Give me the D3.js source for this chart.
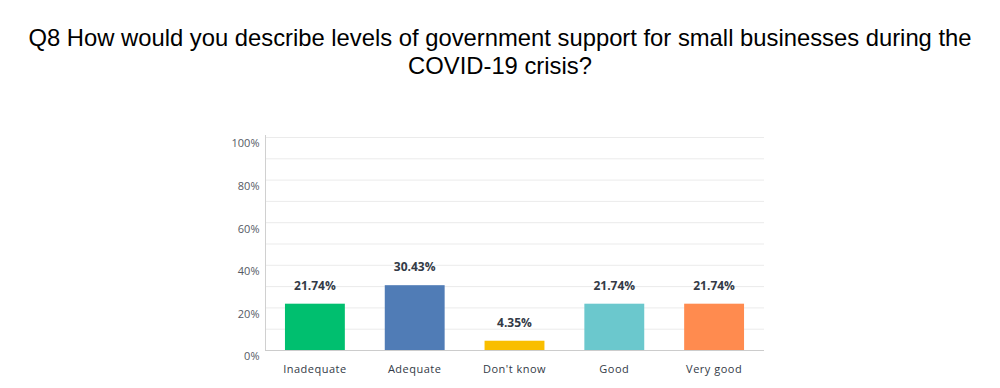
<!DOCTYPE html>
<html>
<head>
<meta charset="utf-8">
<script src="https://cdn.jsdelivr.net/npm/d3@7"></script>
<style>
  body { margin: 0; background: #fff; }
  svg { display: block; }
</style>
</head>
<body>
<div id="wrapper"></div>
<script>
// data
const categories = ["Inadequate", "Adequate", "Don't know", "Good", "Very good"]
const values = [21.74, 30.43, 4.35, 21.74, 21.74]
const colors = ["#00bf6f", "#507cb6", "#f9be00", "#6bc8cd", "#ff8b4f"]
const yTicks = [0, 20, 40, 60, 80, 100]
const titleLines = [
    "Q8 How would you describe levels of government support for small businesses during the",
    "COVID-19 crisis?"
]

const dataset = categories.map((c, i) => ({ name: c, value: values[i], color: colors[i] }))

// dimensions
let dimensions = {
    width: 1000,
    height: 388,
    margin: { top: 137, right: 236, bottom: 38, left: 265 },
}
dimensions.boundedWidth = dimensions.width - dimensions.margin.left - dimensions.margin.right
dimensions.boundedHeight = dimensions.height - dimensions.margin.top - dimensions.margin.bottom

const wrapper = d3.select("#wrapper")
    .append("svg")
    .attr("width", dimensions.width)
    .attr("height", dimensions.height)

// title
wrapper.append("g")
    .selectAll("text")
    .data(titleLines)
    .join("text")
    .attr("x", dimensions.width / 2)
    .attr("y", (d, i) => 46 + i * 28)
    .attr("text-anchor", "middle")
    .style("font-family", "'Liberation Sans', Arial, sans-serif")
    .style("font-size", "23.8px")
    .attr("fill", "#000")
    .text(d => d)

const bounds = wrapper.append("g")
    .attr("transform", `translate(${dimensions.margin.left},${dimensions.margin.top})`)

// scales
const xScale = d3.scaleBand()
    .domain(categories)
    .range([0, dimensions.boundedWidth])
    .paddingInner(0.4)
    .paddingOuter(0.2)

const yScale = d3.scaleLinear()
    .domain([0, 100])
    .range([dimensions.boundedHeight, 0])

// gridlines every 10%
bounds.append("g")
    .selectAll("line")
    .data(d3.range(10, 101, 10))
    .join("line")
    .attr("x1", 0)
    .attr("x2", dimensions.boundedWidth)
    .attr("y1", d => yScale(d) + 0.5)
    .attr("y2", d => yScale(d) + 0.5)
    .attr("stroke", "#ebebeb")
    .attr("stroke-width", 1)

// y axis
const yAxis = bounds.append("g")
    .attr("transform", "translate(0.5,0)")
    .call(d3.axisLeft(yScale).tickValues(yTicks).tickFormat(d => d + "%").tickSize(0).tickPadding(6))
yAxis.select(".domain").attr("stroke", "#d0d0d0").attr("d", `M0,${yScale(100) - 2}V${dimensions.boundedHeight}`)
yAxis.selectAll("text")
    .attr("dy", "0.9em")
    .style("font-family", "'Open Sans', sans-serif")
    .style("font-size", "11px")
    .attr("fill", "#555a64")

// bars
bounds.selectAll("rect.bar")
    .data(dataset)
    .join("rect")
    .attr("class", "bar")
    .attr("x", d => xScale(d.name))
    .attr("y", d => yScale(d.value))
    .attr("width", xScale.bandwidth())
    .attr("height", d => dimensions.boundedHeight - yScale(d.value))
    .attr("fill", d => d.color)

// value labels
bounds.selectAll("text.val")
    .data(dataset)
    .join("text")
    .attr("class", "val")
    .attr("x", d => xScale(d.name) + xScale.bandwidth() / 2)
    .attr("y", d => yScale(d.value) - 14)
    .attr("text-anchor", "middle")
    .style("font-family", "'Open Sans', sans-serif")
    .style("font-size", "12px")
    .style("font-weight", "bold")
    .attr("fill", "#333a46")
    .text(d => d.value.toFixed(2) + "%")

// x axis
const xAxis = bounds.append("g")
    .attr("transform", `translate(0,${dimensions.boundedHeight})`)
    .call(d3.axisBottom(xScale).tickSize(0).tickPadding(15))
xAxis.select(".domain").attr("stroke", "#cccccc").attr("d", `M0,0.5H${dimensions.boundedWidth}`)
xAxis.selectAll("text")
    .style("font-family", "'Open Sans', sans-serif")
    .style("font-size", "11px")
    .style("letter-spacing", "0.5px")
    .attr("fill", "#333a46")
</script>
</body>
</html>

__________

Omit every picture, then reproduce the rest of the listing exactly.

» **Written response**:
Give me the D3.js source for this chart.
<!DOCTYPE html>
<html>
<head>
<meta charset="utf-8">
<script src="https://cdn.jsdelivr.net/npm/d3@7"></script>
<style>
  body { margin: 0; background: #fff; }
  svg { display: block; }
</style>
</head>
<body>
<div id="wrapper"></div>
<script>
// data
const categories = ["Inadequate", "Adequate", "Don't know", "Good", "Very good"]
const values = [21.74, 30.43, 4.35, 21.74, 21.74]
const colors = ["#00bf6f", "#507cb6", "#f9be00", "#6bc8cd", "#ff8b4f"]
const yTicks = [0, 20, 40, 60, 80, 100]
const titleLines = [
    "Q8 How would you describe levels of government support for small businesses during the",
    "COVID-19 crisis?"
]

const dataset = categories.map((c, i) => ({ name: c, value: values[i], color: colors[i] }))

// dimensions
let dimensions = {
    width: 1000,
    height: 388,
    margin: { top: 137, right: 236, bottom: 38, left: 265 },
}
dimensions.boundedWidth = dimensions.width - dimensions.margin.left - dimensions.margin.right
dimensions.boundedHeight = dimensions.height - dimensions.margin.top - dimensions.margin.bottom

const wrapper = d3.select("#wrapper")
    .append("svg")
    .attr("width", dimensions.width)
    .attr("height", dimensions.height)

// title
wrapper.append("g")
    .selectAll("text")
    .data(titleLines)
    .join("text")
    .attr("x", dimensions.width / 2)
    .attr("y", (d, i) => 46 + i * 28)
    .attr("text-anchor", "middle")
    .style("font-family", "'Liberation Sans', Arial, sans-serif")
    .style("font-size", "23.8px")
    .attr("fill", "#000")
    .text(d => d)

const bounds = wrapper.append("g")
    .attr("transform", `translate(${dimensions.margin.left},${dimensions.margin.top})`)

// scales
const xScale = d3.scaleBand()
    .domain(categories)
    .range([0, dimensions.boundedWidth])
    .paddingInner(0.4)
    .paddingOuter(0.2)

const yScale = d3.scaleLinear()
    .domain([0, 100])
    .range([dimensions.boundedHeight, 0])

// gridlines every 10%
bounds.append("g")
    .selectAll("line")
    .data(d3.range(10, 101, 10))
    .join("line")
    .attr("x1", 0)
    .attr("x2", dimensions.boundedWidth)
    .attr("y1", d => yScale(d) + 0.5)
    .attr("y2", d => yScale(d) + 0.5)
    .attr("stroke", "#ebebeb")
    .attr("stroke-width", 1)

// y axis
const yAxis = bounds.append("g")
    .attr("transform", "translate(0.5,0)")
    .call(d3.axisLeft(yScale).tickValues(yTicks).tickFormat(d => d + "%").tickSize(0).tickPadding(6))
yAxis.select(".domain").attr("stroke", "#d0d0d0").attr("d", `M0,${yScale(100) - 2}V${dimensions.boundedHeight}`)
yAxis.selectAll("text")
    .attr("dy", "0.9em")
    .style("font-family", "'Open Sans', sans-serif")
    .style("font-size", "11px")
    .attr("fill", "#555a64")

// bars
bounds.selectAll("rect.bar")
    .data(dataset)
    .join("rect")
    .attr("class", "bar")
    .attr("x", d => xScale(d.name))
    .attr("y", d => yScale(d.value))
    .attr("width", xScale.bandwidth())
    .attr("height", d => dimensions.boundedHeight - yScale(d.value))
    .attr("fill", d => d.color)

// value labels
bounds.selectAll("text.val")
    .data(dataset)
    .join("text")
    .attr("class", "val")
    .attr("x", d => xScale(d.name) + xScale.bandwidth() / 2)
    .attr("y", d => yScale(d.value) - 14)
    .attr("text-anchor", "middle")
    .style("font-family", "'Open Sans', sans-serif")
    .style("font-size", "12px")
    .style("font-weight", "bold")
    .attr("fill", "#333a46")
    .text(d => d.value.toFixed(2) + "%")

// x axis
const xAxis = bounds.append("g")
    .attr("transform", `translate(0,${dimensions.boundedHeight})`)
    .call(d3.axisBottom(xScale).tickSize(0).tickPadding(15))
xAxis.select(".domain").attr("stroke", "#cccccc").attr("d", `M0,0.5H${dimensions.boundedWidth}`)
xAxis.selectAll("text")
    .style("font-family", "'Open Sans', sans-serif")
    .style("font-size", "11px")
    .style("letter-spacing", "0.5px")
    .attr("fill", "#333a46")
</script>
</body>
</html>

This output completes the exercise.